> Data shown:
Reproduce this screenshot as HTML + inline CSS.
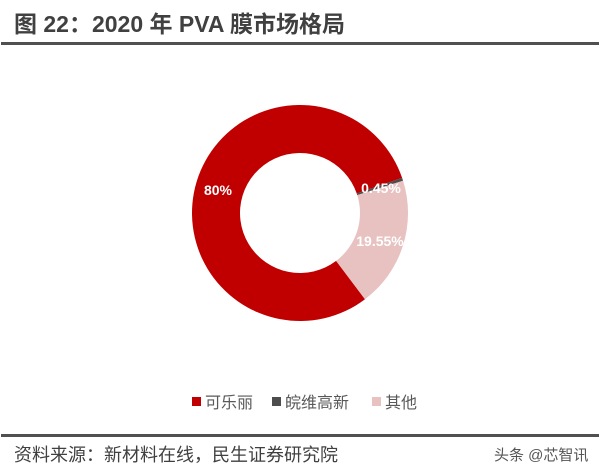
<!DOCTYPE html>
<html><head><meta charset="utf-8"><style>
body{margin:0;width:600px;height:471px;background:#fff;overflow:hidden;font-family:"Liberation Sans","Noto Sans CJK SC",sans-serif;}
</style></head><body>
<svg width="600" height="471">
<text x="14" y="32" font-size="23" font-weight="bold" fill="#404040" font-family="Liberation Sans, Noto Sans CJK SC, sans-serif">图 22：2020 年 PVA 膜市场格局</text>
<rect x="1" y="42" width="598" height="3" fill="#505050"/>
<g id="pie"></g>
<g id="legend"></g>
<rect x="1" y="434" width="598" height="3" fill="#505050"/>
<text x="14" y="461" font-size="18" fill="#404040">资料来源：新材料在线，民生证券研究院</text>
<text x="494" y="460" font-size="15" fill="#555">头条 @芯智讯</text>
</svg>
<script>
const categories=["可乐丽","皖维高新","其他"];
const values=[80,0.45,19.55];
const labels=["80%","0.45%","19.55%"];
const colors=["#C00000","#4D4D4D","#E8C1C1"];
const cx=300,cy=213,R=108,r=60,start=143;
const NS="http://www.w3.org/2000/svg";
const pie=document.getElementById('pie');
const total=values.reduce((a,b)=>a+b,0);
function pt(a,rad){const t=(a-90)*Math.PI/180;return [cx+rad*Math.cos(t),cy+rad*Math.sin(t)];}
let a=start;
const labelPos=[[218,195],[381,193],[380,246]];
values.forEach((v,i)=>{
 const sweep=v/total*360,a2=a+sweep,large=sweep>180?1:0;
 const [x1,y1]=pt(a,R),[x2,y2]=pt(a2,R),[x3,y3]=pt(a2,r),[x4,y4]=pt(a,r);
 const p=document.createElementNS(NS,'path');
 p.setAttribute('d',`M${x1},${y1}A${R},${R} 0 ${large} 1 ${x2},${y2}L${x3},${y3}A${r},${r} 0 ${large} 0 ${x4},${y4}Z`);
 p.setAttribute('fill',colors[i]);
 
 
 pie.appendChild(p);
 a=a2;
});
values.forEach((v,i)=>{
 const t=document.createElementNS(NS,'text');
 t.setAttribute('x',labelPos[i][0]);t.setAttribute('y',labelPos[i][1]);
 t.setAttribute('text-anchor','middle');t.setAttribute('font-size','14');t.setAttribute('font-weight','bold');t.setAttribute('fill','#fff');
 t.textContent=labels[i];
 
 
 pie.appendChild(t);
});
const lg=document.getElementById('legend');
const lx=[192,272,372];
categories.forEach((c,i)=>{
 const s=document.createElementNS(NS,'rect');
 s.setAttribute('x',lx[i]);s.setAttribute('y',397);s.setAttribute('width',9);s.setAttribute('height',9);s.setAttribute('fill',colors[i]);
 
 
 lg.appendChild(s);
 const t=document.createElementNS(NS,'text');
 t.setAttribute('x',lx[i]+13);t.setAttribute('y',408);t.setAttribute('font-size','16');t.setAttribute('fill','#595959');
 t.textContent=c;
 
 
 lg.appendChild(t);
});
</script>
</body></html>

> The task:
Write out the data precisely as given, excluding the pictures.

> The result:
Reproduce this screenshot as HTML + inline CSS.
<!DOCTYPE html>
<html><head><meta charset="utf-8"><style>
body{margin:0;width:600px;height:471px;background:#fff;overflow:hidden;font-family:"Liberation Sans","Noto Sans CJK SC",sans-serif;}
</style></head><body>
<svg width="600" height="471">
<text x="14" y="32" font-size="23" font-weight="bold" fill="#404040" font-family="Liberation Sans, Noto Sans CJK SC, sans-serif">图 22：2020 年 PVA 膜市场格局</text>
<rect x="1" y="42" width="598" height="3" fill="#505050"/>
<g id="pie"></g>
<g id="legend"></g>
<rect x="1" y="434" width="598" height="3" fill="#505050"/>
<text x="14" y="461" font-size="18" fill="#404040">资料来源：新材料在线，民生证券研究院</text>
<text x="494" y="460" font-size="15" fill="#555">头条 @芯智讯</text>
</svg>
<script>
const categories=["可乐丽","皖维高新","其他"];
const values=[80,0.45,19.55];
const labels=["80%","0.45%","19.55%"];
const colors=["#C00000","#4D4D4D","#E8C1C1"];
const cx=300,cy=213,R=108,r=60,start=143;
const NS="http://www.w3.org/2000/svg";
const pie=document.getElementById('pie');
const total=values.reduce((a,b)=>a+b,0);
function pt(a,rad){const t=(a-90)*Math.PI/180;return [cx+rad*Math.cos(t),cy+rad*Math.sin(t)];}
let a=start;
const labelPos=[[218,195],[381,193],[380,246]];
values.forEach((v,i)=>{
 const sweep=v/total*360,a2=a+sweep,large=sweep>180?1:0;
 const [x1,y1]=pt(a,R),[x2,y2]=pt(a2,R),[x3,y3]=pt(a2,r),[x4,y4]=pt(a,r);
 const p=document.createElementNS(NS,'path');
 p.setAttribute('d',`M${x1},${y1}A${R},${R} 0 ${large} 1 ${x2},${y2}L${x3},${y3}A${r},${r} 0 ${large} 0 ${x4},${y4}Z`);
 p.setAttribute('fill',colors[i]);
 
 
 pie.appendChild(p);
 a=a2;
});
values.forEach((v,i)=>{
 const t=document.createElementNS(NS,'text');
 t.setAttribute('x',labelPos[i][0]);t.setAttribute('y',labelPos[i][1]);
 t.setAttribute('text-anchor','middle');t.setAttribute('font-size','14');t.setAttribute('font-weight','bold');t.setAttribute('fill','#fff');
 t.textContent=labels[i];
 
 
 pie.appendChild(t);
});
const lg=document.getElementById('legend');
const lx=[192,272,372];
categories.forEach((c,i)=>{
 const s=document.createElementNS(NS,'rect');
 s.setAttribute('x',lx[i]);s.setAttribute('y',397);s.setAttribute('width',9);s.setAttribute('height',9);s.setAttribute('fill',colors[i]);
 
 
 lg.appendChild(s);
 const t=document.createElementNS(NS,'text');
 t.setAttribute('x',lx[i]+13);t.setAttribute('y',408);t.setAttribute('font-size','16');t.setAttribute('fill','#595959');
 t.textContent=c;
 
 
 lg.appendChild(t);
});
</script>
</body></html>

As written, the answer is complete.